In the lines below, output everything from the first line through the line containing "0.84, 3.87, 0.42];" exactly as it is. Pictures are not part of the output.

──────── Data lines ────────

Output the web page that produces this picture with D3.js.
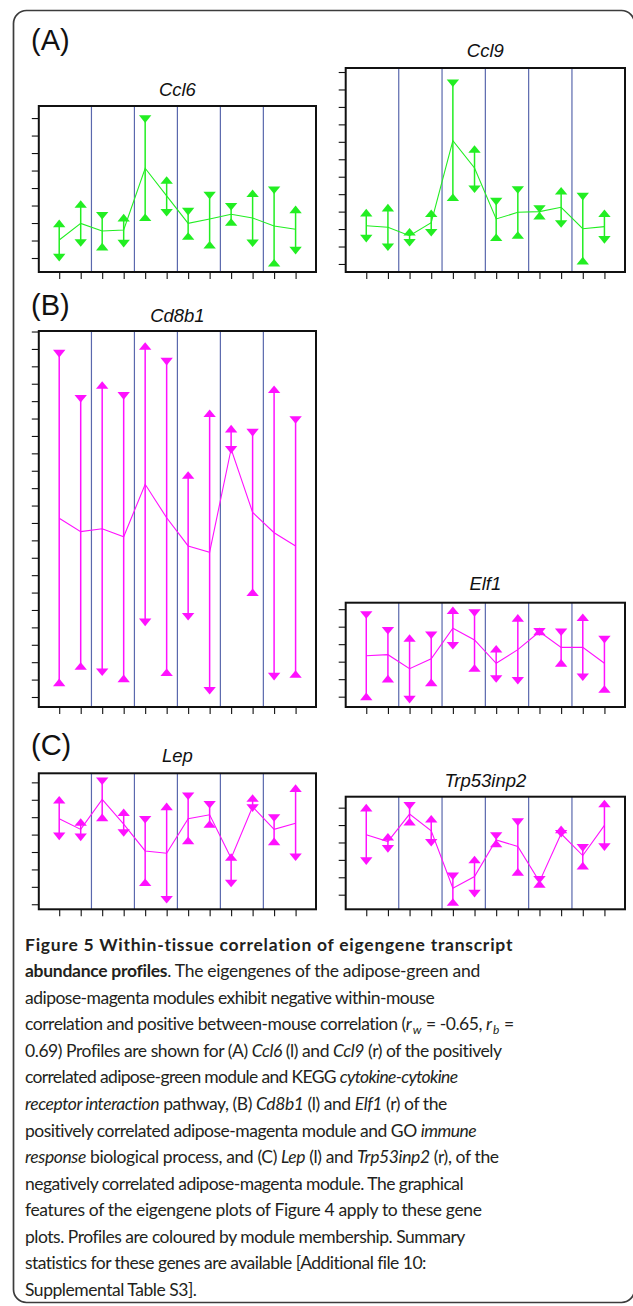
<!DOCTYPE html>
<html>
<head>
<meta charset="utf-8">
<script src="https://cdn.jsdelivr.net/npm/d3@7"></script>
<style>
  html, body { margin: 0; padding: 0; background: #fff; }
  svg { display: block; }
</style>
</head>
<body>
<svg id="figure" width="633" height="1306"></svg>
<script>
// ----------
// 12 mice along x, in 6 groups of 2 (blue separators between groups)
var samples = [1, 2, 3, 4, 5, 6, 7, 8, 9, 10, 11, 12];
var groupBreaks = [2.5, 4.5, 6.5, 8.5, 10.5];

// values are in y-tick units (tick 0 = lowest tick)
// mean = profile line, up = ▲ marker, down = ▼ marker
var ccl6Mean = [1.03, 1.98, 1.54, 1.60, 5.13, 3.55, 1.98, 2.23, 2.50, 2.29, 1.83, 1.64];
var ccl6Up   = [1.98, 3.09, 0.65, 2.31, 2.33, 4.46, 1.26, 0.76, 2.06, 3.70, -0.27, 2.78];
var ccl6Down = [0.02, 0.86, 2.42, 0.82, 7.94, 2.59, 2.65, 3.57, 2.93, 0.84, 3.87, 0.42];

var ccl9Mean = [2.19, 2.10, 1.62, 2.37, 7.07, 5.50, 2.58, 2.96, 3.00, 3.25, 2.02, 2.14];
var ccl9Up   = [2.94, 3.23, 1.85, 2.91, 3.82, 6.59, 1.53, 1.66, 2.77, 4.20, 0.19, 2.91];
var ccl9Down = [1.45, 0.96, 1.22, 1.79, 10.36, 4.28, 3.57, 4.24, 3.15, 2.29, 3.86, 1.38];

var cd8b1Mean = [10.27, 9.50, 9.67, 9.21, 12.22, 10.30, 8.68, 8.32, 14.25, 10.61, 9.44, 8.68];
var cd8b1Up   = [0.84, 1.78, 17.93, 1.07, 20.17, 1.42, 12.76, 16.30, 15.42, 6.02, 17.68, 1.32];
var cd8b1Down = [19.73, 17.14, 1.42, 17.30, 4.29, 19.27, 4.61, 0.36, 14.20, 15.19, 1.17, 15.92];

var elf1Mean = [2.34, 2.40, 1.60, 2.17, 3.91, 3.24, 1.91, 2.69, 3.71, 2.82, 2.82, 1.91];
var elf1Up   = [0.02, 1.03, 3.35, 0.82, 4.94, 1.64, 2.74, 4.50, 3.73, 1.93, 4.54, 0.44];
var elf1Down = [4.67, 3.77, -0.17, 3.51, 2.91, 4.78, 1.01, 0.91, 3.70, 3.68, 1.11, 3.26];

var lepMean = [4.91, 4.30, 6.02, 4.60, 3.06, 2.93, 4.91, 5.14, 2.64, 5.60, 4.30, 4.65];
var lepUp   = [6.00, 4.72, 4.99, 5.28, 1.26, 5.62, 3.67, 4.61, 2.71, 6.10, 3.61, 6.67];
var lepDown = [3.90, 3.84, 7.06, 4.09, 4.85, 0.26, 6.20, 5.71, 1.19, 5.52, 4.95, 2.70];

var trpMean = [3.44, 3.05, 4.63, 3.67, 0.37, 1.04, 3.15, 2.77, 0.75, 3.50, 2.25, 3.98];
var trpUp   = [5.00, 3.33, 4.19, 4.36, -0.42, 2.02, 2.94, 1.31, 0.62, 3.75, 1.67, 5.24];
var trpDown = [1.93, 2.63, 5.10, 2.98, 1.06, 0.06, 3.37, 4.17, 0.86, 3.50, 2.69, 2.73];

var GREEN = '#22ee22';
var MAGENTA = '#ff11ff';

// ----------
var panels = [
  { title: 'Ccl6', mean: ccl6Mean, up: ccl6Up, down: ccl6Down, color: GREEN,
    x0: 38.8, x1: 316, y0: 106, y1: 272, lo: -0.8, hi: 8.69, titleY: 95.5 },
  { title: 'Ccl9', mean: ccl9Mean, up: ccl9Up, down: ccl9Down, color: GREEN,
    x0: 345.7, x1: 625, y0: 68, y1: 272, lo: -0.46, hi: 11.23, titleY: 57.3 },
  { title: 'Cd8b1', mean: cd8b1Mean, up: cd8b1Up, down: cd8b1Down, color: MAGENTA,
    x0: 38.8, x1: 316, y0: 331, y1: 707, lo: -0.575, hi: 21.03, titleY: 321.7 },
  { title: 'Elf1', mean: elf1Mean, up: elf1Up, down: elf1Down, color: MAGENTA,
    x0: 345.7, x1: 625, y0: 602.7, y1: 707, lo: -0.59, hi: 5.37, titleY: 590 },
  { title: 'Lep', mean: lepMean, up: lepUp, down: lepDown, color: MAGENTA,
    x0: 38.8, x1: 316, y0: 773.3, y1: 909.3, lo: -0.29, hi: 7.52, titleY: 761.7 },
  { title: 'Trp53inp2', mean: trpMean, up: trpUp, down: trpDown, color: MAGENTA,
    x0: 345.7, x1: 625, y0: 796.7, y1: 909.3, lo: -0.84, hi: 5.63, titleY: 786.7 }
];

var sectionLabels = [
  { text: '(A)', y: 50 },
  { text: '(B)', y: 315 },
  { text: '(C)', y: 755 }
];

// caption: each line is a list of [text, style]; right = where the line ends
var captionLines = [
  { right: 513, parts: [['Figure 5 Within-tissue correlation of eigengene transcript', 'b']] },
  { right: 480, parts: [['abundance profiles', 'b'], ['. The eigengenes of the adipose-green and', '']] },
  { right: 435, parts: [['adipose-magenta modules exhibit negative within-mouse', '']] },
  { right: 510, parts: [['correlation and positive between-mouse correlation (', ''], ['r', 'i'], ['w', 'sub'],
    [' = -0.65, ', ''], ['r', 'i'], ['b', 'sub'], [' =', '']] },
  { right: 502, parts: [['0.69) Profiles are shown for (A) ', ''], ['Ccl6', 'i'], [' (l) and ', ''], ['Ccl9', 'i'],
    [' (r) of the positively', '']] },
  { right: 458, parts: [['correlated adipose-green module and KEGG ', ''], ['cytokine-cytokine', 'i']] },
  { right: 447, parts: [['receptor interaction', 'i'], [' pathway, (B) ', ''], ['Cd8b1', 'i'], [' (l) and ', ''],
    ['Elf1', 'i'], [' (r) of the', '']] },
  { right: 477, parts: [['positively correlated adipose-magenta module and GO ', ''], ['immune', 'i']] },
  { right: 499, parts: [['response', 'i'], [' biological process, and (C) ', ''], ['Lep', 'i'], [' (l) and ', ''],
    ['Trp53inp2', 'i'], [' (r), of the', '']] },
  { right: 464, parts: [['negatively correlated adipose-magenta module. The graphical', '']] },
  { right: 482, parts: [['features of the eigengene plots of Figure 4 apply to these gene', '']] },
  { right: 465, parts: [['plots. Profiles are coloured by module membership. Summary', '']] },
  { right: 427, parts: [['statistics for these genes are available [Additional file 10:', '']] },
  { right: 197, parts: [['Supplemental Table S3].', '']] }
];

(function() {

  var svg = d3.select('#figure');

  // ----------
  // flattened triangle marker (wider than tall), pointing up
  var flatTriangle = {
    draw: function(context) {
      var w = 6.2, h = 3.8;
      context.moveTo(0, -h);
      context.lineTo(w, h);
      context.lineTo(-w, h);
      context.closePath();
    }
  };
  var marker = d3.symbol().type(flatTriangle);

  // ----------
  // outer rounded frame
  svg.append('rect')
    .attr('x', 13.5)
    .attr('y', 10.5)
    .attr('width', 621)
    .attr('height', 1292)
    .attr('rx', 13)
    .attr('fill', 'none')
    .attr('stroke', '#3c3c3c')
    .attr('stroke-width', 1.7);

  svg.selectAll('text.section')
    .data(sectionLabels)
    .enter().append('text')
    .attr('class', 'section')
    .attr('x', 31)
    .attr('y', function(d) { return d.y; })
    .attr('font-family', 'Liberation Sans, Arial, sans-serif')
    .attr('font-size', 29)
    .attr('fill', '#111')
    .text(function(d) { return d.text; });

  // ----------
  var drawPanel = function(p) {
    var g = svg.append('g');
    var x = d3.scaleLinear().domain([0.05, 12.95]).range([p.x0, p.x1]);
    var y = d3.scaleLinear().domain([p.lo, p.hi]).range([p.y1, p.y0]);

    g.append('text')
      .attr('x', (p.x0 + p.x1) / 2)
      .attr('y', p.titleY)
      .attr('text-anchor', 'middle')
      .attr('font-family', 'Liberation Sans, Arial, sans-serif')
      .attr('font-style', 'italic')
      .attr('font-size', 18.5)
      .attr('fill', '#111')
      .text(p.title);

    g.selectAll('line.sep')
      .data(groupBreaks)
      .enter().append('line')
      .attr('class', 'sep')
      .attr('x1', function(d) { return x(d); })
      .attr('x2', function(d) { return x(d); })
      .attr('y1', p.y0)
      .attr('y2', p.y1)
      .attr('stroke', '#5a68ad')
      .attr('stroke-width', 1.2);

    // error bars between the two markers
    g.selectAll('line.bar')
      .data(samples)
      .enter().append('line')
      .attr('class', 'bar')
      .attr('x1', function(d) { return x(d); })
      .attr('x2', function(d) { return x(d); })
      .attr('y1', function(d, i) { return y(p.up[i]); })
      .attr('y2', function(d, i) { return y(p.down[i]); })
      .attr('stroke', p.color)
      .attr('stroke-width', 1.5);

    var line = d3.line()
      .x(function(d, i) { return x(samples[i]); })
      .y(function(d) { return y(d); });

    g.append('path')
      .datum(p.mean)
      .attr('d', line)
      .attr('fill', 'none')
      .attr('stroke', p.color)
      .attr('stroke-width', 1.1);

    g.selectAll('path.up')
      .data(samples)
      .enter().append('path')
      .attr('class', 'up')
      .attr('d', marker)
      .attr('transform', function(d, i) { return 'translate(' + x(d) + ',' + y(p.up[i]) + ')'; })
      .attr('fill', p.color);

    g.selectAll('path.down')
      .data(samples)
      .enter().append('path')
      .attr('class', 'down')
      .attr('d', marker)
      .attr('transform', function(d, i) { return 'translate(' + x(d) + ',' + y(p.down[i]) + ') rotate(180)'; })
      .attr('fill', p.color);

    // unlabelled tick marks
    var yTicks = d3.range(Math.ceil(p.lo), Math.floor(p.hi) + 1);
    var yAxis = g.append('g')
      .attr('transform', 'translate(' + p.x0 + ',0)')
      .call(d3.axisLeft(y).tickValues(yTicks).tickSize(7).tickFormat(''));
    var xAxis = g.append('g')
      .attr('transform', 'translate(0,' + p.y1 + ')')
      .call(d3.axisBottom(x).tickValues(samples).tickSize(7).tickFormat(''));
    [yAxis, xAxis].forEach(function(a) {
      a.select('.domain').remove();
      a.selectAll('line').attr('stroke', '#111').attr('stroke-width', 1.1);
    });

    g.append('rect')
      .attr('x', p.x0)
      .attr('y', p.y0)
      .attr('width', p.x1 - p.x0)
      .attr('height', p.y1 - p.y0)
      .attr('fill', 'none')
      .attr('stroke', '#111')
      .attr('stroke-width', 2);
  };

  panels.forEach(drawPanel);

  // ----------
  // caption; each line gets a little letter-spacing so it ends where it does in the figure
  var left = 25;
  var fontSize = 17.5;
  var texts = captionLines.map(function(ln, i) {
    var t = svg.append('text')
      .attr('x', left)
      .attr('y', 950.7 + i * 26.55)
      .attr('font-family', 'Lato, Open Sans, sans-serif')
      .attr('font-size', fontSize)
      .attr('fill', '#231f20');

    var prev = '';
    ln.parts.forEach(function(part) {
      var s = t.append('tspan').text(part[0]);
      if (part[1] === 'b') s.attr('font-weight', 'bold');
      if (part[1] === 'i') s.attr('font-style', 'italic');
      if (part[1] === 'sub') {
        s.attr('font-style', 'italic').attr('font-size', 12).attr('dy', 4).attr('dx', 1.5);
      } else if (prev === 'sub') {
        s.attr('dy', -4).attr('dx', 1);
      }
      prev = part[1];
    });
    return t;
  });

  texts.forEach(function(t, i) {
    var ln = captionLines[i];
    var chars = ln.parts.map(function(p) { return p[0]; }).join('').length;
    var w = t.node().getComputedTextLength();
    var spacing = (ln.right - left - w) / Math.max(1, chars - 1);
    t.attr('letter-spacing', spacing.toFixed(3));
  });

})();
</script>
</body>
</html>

────────

**Result of this task**
Output the web page that produces this picture with D3.js.
<!DOCTYPE html>
<html>
<head>
<meta charset="utf-8">
<script src="https://cdn.jsdelivr.net/npm/d3@7"></script>
<style>
  html, body { margin: 0; padding: 0; background: #fff; }
  svg { display: block; }
</style>
</head>
<body>
<svg id="figure" width="633" height="1306"></svg>
<script>
// ----------
// 12 mice along x, in 6 groups of 2 (blue separators between groups)
var samples = [1, 2, 3, 4, 5, 6, 7, 8, 9, 10, 11, 12];
var groupBreaks = [2.5, 4.5, 6.5, 8.5, 10.5];

// values are in y-tick units (tick 0 = lowest tick)
// mean = profile line, up = ▲ marker, down = ▼ marker
var ccl6Mean = [1.03, 1.98, 1.54, 1.60, 5.13, 3.55, 1.98, 2.23, 2.50, 2.29, 1.83, 1.64];
var ccl6Up   = [1.98, 3.09, 0.65, 2.31, 2.33, 4.46, 1.26, 0.76, 2.06, 3.70, -0.27, 2.78];
var ccl6Down = [0.02, 0.86, 2.42, 0.82, 7.94, 2.59, 2.65, 3.57, 2.93, 0.84, 3.87, 0.42];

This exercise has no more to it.